Kebetulan, Elkan sendiri baru-baru ini menerima perpanjangan kontrak sampai tahun 2025 di klub kasta ketiga Liga Inggris. Alhasil, palang pintu berpostur tinggi besar itu masih akan lanjut bermain di Eropa.
Sementara itu, dengan usianya yang sudah menginjak 30 tahun, posisi Amat jelas kurang menguntungkan. Di sini, mencari klub dengan penawaran terbaik dan memberi kesempatan bermain reguler adalah prioritas.
Sekalipun itu di luar Eropa, Amat tetap berhak memilih, karena dialah yang bermain, bukan PSSI apalagi warganet yang menghujatnya. Lagipula, Johor Darul Takzim bukan pilihan buruk.
Seperti diketahui, JDT adalah tim dominan di Malaysia yang pernah juara Piala AFC. Mereka bahkan sedang bertarung di fase gugur Liga Champions Asia tahun 2022.
Jangan lupa, klub berjuluk Harimau Selatan itu juga punya stadion sendiri, lengkap dengan fasilitas pendukung standar internasional. Level aktualnya jelas masih lebih tinggi dari kebanyakan klub Liga 1, yang masih belum punya fasilitas milik sendiri dan kerap absen di Liga Champions Asia.
Jadi, agak aneh ketika PSSI dan sebagian warganet Indonesia justru mengkritik dan coba merecoki, karena mereka tidak membantu Amat bertahan di Eropa. Kalau memang mereka ikut membantu, boleh saja dikritisi.

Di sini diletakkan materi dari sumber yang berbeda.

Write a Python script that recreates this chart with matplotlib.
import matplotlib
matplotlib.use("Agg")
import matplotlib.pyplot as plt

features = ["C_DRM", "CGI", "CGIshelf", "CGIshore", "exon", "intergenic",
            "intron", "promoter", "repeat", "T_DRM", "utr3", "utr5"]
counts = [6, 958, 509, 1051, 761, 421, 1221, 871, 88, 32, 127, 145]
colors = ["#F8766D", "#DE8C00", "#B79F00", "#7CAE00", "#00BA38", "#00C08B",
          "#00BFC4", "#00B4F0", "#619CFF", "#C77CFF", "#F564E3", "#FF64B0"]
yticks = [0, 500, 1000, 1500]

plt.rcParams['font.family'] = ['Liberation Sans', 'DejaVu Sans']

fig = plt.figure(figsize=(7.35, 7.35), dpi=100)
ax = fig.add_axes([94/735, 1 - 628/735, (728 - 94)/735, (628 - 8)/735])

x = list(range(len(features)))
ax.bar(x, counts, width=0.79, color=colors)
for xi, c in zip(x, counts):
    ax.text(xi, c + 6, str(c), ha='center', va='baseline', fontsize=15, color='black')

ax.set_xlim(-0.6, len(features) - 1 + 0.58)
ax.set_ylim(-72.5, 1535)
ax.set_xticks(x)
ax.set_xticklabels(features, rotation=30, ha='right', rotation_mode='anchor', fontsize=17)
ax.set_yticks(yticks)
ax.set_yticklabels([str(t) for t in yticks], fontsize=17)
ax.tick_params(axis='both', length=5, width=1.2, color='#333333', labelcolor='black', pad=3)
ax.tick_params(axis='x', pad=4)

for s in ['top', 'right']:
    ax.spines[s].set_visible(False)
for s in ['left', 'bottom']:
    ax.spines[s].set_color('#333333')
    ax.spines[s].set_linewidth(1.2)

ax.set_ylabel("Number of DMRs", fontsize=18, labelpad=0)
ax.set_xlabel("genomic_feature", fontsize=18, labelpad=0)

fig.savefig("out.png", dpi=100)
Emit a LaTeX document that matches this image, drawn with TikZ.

Andai proses naturalisasi eks pemain Swansea City itu batal hanya karena ia bermain di Malaysia, keputusan itu justru akan menguntungkan si pemain, karena ia akan tetap berstatus pemain Uni Eropa. Dengan demikian, setelah tugasnya di Negeri Jiran selesai, ia bisa kembali bermain di Eropa. Tak ada lagi urusan dengan Timnas Indonesia.
Di sisi lain, ini akan jadi bumerang buat PSSI, jika mereka masih berusaha mencari pemain keturunan Indonesia di Eropa. Para pemain yang tadinya berminat membela Tim Garuda bisa jadi enggan.
Jika masih muda, taruhannya terlalu besar. Siap-siap turun kelas dan kehilangan status pemain Uni Eropa adalah risiko sangat mahal untuk karier mereka.
Jika sudah senior dan pensiun, siap-siap terlupakan, bahkan terpaksa hidup prihatin. Untuk yang disebut terakhir, sudah ada sosok Johnny Van Beukering yang belakangan viral, karena selepas pensiun, ia terpaksa harus bekerja sambilan sekembalinya ke Belanda.
Celakanya, drama yang terjadi pada Van Beukering dan Amat ini bisa jadi nilai minus di mata pemain keturunan Indonesia. Dengan tingkah PSSI yang cenderung toksik seperti halnya sebagian warganet Indonesia, jangan kaget kalau mereka di masa depan belum tentu mau dinaturalisasi, khususnya jika masih muda.